For each line in the data below that holds "this", return a copy.

— begin MATERIAL SUPPLIED —

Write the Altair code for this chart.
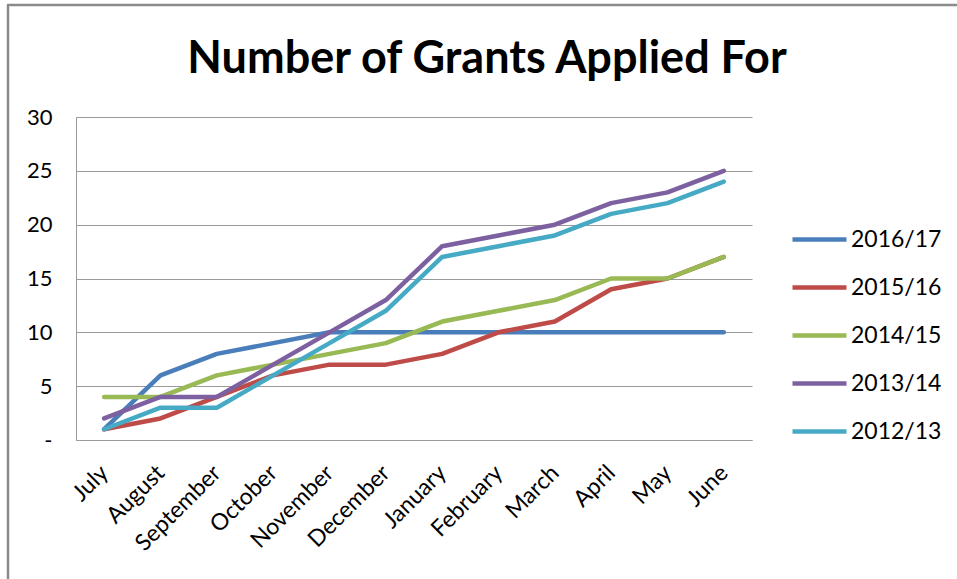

— end MATERIAL SUPPLIED —
— begin MATERIAL SUPPLIED —

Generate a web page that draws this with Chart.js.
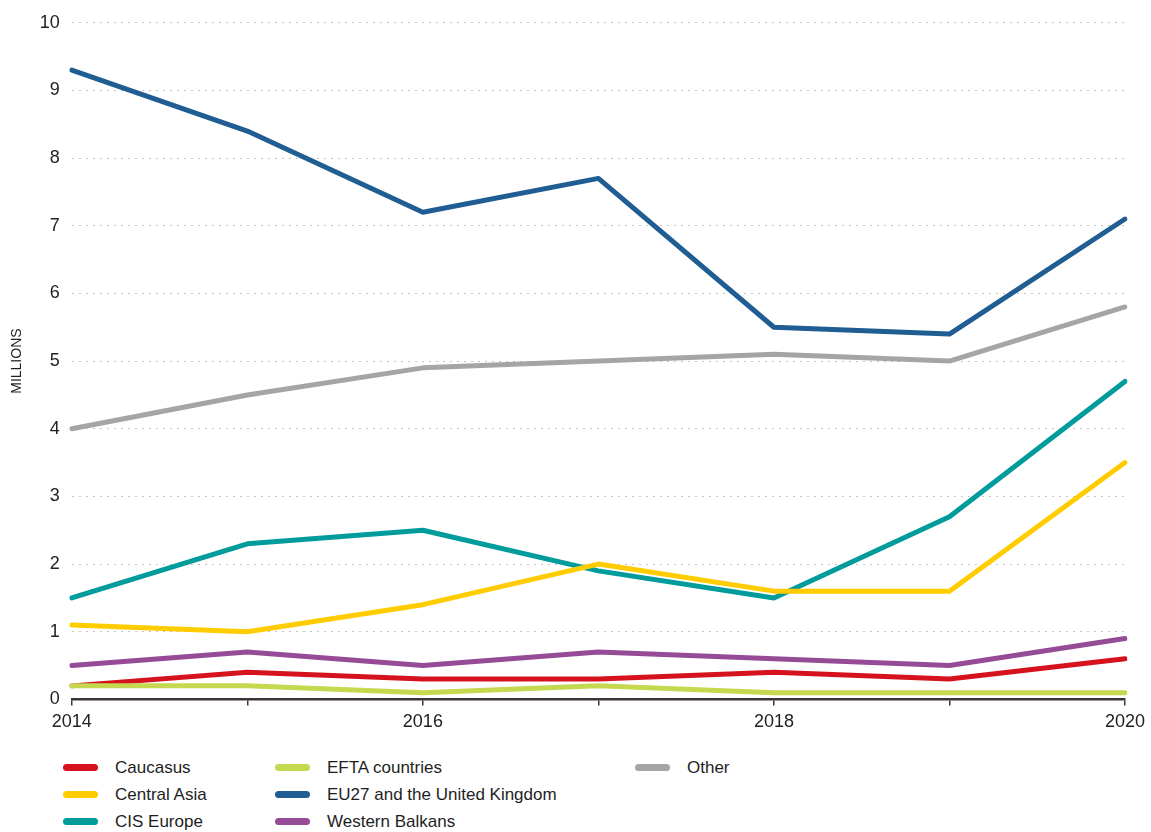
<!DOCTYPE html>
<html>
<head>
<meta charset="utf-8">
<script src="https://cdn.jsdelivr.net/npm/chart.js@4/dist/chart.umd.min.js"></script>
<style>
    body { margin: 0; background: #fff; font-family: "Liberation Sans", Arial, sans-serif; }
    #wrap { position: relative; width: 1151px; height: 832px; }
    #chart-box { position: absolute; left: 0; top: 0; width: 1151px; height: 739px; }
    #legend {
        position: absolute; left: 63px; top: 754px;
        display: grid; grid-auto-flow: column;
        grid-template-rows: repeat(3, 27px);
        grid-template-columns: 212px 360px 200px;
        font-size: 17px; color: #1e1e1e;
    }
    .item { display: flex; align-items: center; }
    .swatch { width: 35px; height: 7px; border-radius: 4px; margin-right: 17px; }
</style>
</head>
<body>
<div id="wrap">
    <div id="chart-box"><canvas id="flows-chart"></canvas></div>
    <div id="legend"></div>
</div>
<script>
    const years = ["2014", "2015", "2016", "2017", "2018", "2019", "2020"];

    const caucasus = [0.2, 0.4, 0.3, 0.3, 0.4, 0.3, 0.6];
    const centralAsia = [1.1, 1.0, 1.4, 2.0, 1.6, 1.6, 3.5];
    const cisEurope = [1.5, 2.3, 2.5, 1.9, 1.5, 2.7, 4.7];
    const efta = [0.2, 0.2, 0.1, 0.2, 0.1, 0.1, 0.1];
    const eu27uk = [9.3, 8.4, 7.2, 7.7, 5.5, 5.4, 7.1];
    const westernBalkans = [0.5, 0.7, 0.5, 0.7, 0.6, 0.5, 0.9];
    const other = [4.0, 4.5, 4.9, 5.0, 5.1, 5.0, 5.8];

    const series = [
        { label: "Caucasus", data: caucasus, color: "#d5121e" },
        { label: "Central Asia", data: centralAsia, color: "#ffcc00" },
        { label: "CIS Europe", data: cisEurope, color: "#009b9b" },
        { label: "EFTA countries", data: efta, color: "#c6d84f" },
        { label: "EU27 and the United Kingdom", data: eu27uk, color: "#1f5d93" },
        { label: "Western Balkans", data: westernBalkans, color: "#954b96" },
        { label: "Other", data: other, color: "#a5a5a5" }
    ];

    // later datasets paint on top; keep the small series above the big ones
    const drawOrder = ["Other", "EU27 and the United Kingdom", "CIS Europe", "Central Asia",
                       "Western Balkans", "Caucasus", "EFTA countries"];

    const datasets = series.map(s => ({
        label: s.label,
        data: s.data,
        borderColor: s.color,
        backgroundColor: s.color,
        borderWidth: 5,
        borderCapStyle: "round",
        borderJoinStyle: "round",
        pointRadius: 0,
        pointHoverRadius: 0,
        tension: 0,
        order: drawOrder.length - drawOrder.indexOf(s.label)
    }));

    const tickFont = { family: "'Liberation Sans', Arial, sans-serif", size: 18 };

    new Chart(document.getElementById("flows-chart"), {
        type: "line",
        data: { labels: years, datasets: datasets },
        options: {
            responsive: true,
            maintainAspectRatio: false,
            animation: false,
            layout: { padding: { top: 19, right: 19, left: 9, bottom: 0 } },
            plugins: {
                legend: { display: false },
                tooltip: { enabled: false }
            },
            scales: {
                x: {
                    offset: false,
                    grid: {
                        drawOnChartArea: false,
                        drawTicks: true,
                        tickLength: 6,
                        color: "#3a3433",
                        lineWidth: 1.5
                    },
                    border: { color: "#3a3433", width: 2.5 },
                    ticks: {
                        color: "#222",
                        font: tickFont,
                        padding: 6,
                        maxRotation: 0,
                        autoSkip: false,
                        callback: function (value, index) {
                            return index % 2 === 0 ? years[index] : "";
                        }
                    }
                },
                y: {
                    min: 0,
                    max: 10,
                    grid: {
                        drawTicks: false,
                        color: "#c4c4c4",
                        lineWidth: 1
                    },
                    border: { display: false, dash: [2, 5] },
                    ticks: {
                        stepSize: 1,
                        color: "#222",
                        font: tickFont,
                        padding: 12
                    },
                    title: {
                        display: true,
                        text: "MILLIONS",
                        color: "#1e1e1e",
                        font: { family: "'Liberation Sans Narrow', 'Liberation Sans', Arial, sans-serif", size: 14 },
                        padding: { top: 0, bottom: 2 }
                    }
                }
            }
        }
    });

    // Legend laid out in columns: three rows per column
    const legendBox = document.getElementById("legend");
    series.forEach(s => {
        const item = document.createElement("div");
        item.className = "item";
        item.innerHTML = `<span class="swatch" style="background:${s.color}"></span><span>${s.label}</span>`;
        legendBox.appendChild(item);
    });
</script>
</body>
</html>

— end MATERIAL SUPPLIED —

CORRECT RESULT:
Write the Altair code for this chart.
Generate a web page that draws this with Chart.js.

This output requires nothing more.